Each week I’ve been posting one of my photographs that resonates for me as it relates to the psalm we’re covering at Darkwood Brew. The last couple weeks I used the picture as sort of a landing point. A final thought. This week, I’m going to lead with it.

This young woman was marching in Phoenix with tens of thousands of people opposed to the state of Arizona’s planned implementation of policies they believe to be racist.

I can only understand her ire as an observer. I’m obviously not Hispanic. The border check officers always wave me right through. No one asks for my papers. In the context of Psalm 137, I’m pure Babylonian.

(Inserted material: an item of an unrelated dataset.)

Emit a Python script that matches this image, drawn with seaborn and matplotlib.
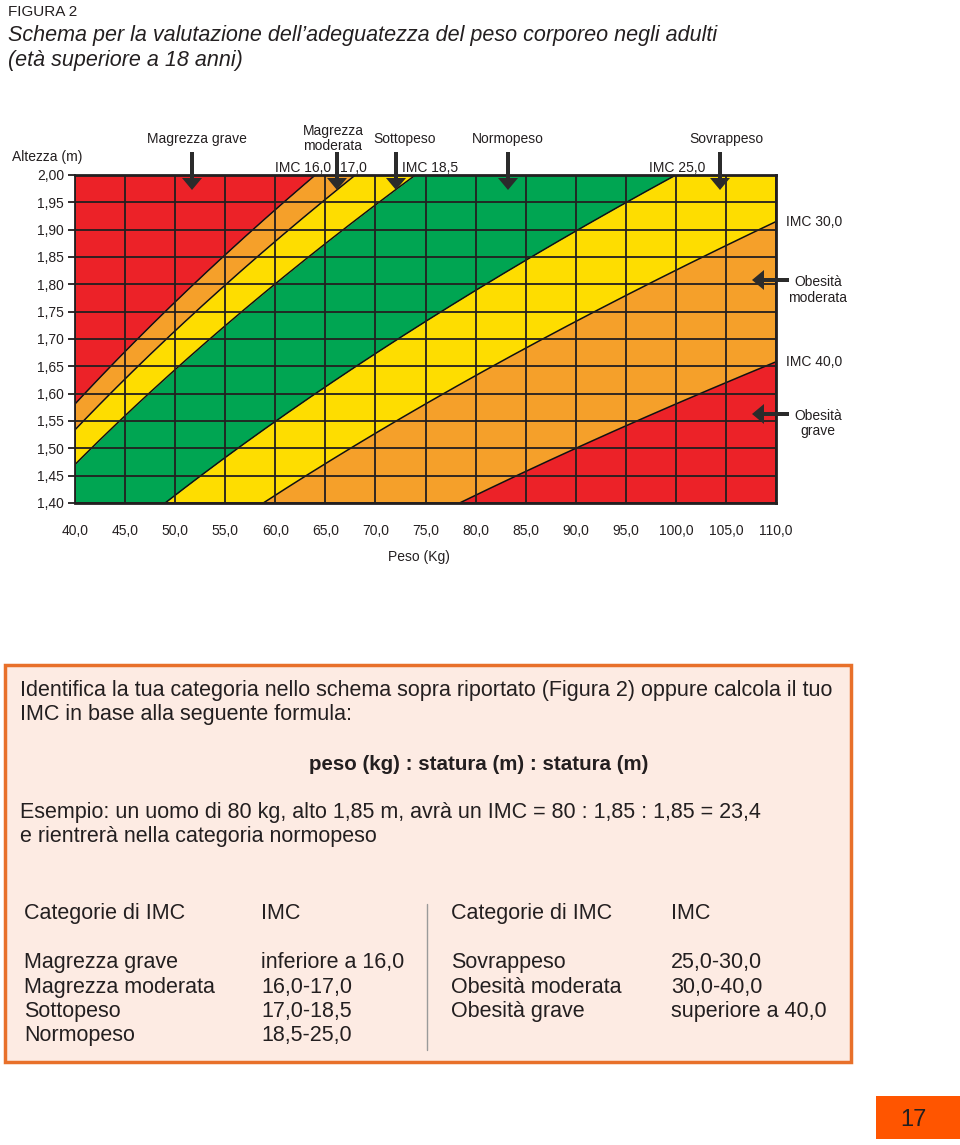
import numpy as np
import seaborn as sns
import matplotlib.pyplot as plt
from matplotlib.patches import Rectangle

# assi del grafico
pesi_tick = [40, 45, 50, 55, 60, 65, 70, 75, 80, 85, 90, 95, 100, 105, 110]
altezze_tick = [1.40, 1.45, 1.50, 1.55, 1.60, 1.65, 1.70, 1.75, 1.80, 1.85, 1.90, 1.95, 2.00]

# soglie IMC e colori delle fasce
soglie_imc = [16.0, 17.0, 18.5, 25.0, 30.0, 40.0]
colori_fasce = ["#ec2228", "#f5a02a", "#fedd00", "#00a552", "#fedd00", "#f5a02a", "#ec2228"]

# tabella delle categorie
categorie_sx = ["Magrezza grave", "Magrezza moderata", "Sottopeso", "Normopeso"]
imc_sx = ["inferiore a 16,0", "16,0-17,0", "17,0-18,5", "18,5-25,0"]
categorie_dx = ["Sovrappeso", "Obesità moderata", "Obesità grave"]
imc_dx = ["25,0-30,0", "30,0-40,0", "superiore a 40,0"]

TXT = "#231f20"
BOX = 15.5

sns.set_style("white")
plt.rcParams['font.family'] = ['Liberation Sans', 'DejaVu Sans']

fig = plt.figure(figsize=(9.6, 11.45), dpi=100)

W, H = 960, 1145
x0, x1, y0, y1 = 75, 776, 175, 503
ax = fig.add_axes([x0 / W, 1 - y1 / H, (x1 - x0) / W, (y1 - y0) / H])

h = np.linspace(1.40, 2.00, 300)
limiti = [0] + soglie_imc + [300]
for i, col in enumerate(colori_fasce):
    ax.fill_betweenx(h, limiti[i] * h ** 2, limiti[i + 1] * h ** 2, color=col, lw=0, zorder=1)
for s in soglie_imc:
    sns.lineplot(x=s * h ** 2, y=h, sort=False, estimator=None, color="#111111", lw=1.1, ax=ax, zorder=2)

ax.set_xlim(40, 110)
ax.set_ylim(1.40, 2.00)
ax.set_xticks(pesi_tick)
ax.set_yticks(altezze_tick)
ax.set_xticklabels(["{:.1f}".format(p).replace(".", ",") for p in pesi_tick])
ax.set_yticklabels(["{:.2f}".format(a).replace(".", ",") for a in altezze_tick])
ax.set_axisbelow(False)
ax.grid(True, color="#231f20", lw=1.3)
ax.tick_params(axis="x", length=0, pad=15, labelsize=10, labelcolor=TXT)
ax.tick_params(axis="y", left=True, length=5, width=1.3, color=TXT, pad=3, labelsize=10, labelcolor=TXT)
ax.set_xlabel("")
ax.set_ylabel("")
for side in ["top", "right", "bottom"]:
    ax.spines[side].set_color(TXT)
    ax.spines[side].set_linewidth(2)
ax.spines["left"].set_color(TXT)
ax.spines["left"].set_linewidth(1.3)

# livello in pixel per testi e frecce
ov = fig.add_axes([0, 0, 1, 1])
ov.set_xlim(0, W)
ov.set_ylim(H, 0)
ov.axis("off")


def t(x, y, s, ha="left", size=10, **kw):
    ov.text(x, y, s, ha=ha, va="center_baseline", fontsize=size, color=TXT, **kw)


def freccia(xa, ya, xb, yb):
    ov.arrow(xa, ya, xb - xa, yb - ya, width=4, head_width=20, head_length=12,
             length_includes_head=True, color="#2b2b2b", lw=0)


t(8, 11, "FIGURA 2", size=11)
t(8, 33, "Schema per la valutazione dell’adeguatezza del peso corporeo negli adulti", size=15.5, style="italic")
t(8, 58, "(età superiore a 18 anni)", size=15.5, style="italic")

t(47, 156, "Altezza (m)", ha="center")
t(197, 137, "Magrezza grave", ha="center")
t(333, 129, "Magrezza", ha="center")
t(333, 145, "moderata", ha="center")
t(405, 137, "Sottopeso", ha="center")
t(508, 137, "Normopeso", ha="center")
t(726, 137, "Sovrappeso", ha="center")
t(275, 166, "IMC 16,0")
t(340, 166, "17,0")
t(402, 166, "IMC 18,5")
t(649, 166, "IMC 25,0")
t(786, 220, "IMC 30,0")
t(818, 281, "Obesità", ha="center")
t(818, 297, "moderata", ha="center")
t(786, 361, "IMC 40,0")
t(818, 414, "Obesità", ha="center")
t(818, 430, "grave", ha="center")
t(419, 556, "Peso (Kg)", ha="center")

for xa in [192, 337, 396, 508, 720]:
    freccia(xa, 152, xa, 190)
for ya in [280, 414]:
    freccia(789, ya, 752, ya)

# riquadro con spiegazione
ov.add_patch(Rectangle((5, 665), 846, 397, facecolor="#fdebe3", edgecolor="#e8702a", lw=2.5))
t(20, 688, "Identifica la tua categoria nello schema sopra riportato (Figura 2) oppure calcola il tuo", size=BOX)
t(20, 712, "IMC in base alla seguente formula:", size=BOX)
t(479, 762, "peso (kg) : statura (m) : statura (m)", ha="center", size=14.8, weight="bold")
t(20, 810, "Esempio: un uomo di 80 kg, alto 1,85 m, avrà un IMC = 80 : 1,85 : 1,85 = 23,4", size=BOX)
t(20, 834, "e rientrerà nella categoria normopeso", size=BOX)

t(24, 911, "Categorie di IMC", size=BOX)
t(261, 911, "IMC", size=BOX)
t(451, 911, "Categorie di IMC", size=BOX)
t(671, 911, "IMC", size=BOX)
righe = [960, 985, 1009, 1033]
for i, (c, v) in enumerate(zip(categorie_sx, imc_sx)):
    t(24, righe[i], c, size=BOX)
    t(261, righe[i], v, size=BOX)
for i, (c, v) in enumerate(zip(categorie_dx, imc_dx)):
    t(451, righe[i], c, size=BOX)
    t(671, righe[i], v, size=BOX)
ov.plot([427, 427], [904, 1050], color="#9a9a9a", lw=1)

# numero di pagina
ov.add_patch(Rectangle((876, 1096), 84, 43, facecolor="#ff5500", lw=0))
t(913, 1117, "17", ha="center", size=17)

fig.savefig("out.png", dpi=100)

I can only understand the ire of the psalmist as an observer. Any roots of cultural Jewishness are buried pretty deep. I can be sympathetic, but I can’t really grasp the depth of the anger. The Temple is a historical curiosity. Long gone. No big deal. These things happen, after all.

Psalm 137 wasn’t written for the Babylonians. Not even metaphorical ones, like me. I’m not really any of the “dis” words that disorientation might indicate. Not discouraged. Not displaced. Not disenfranchised. Even so, there is a message in Psalm 137. Push people down long enough and hard enough and they may, in fact, call on their God to do us great harm.

And while they may not be entirely righteous in the asking, who would I, a Babylonian after all, be to blame them?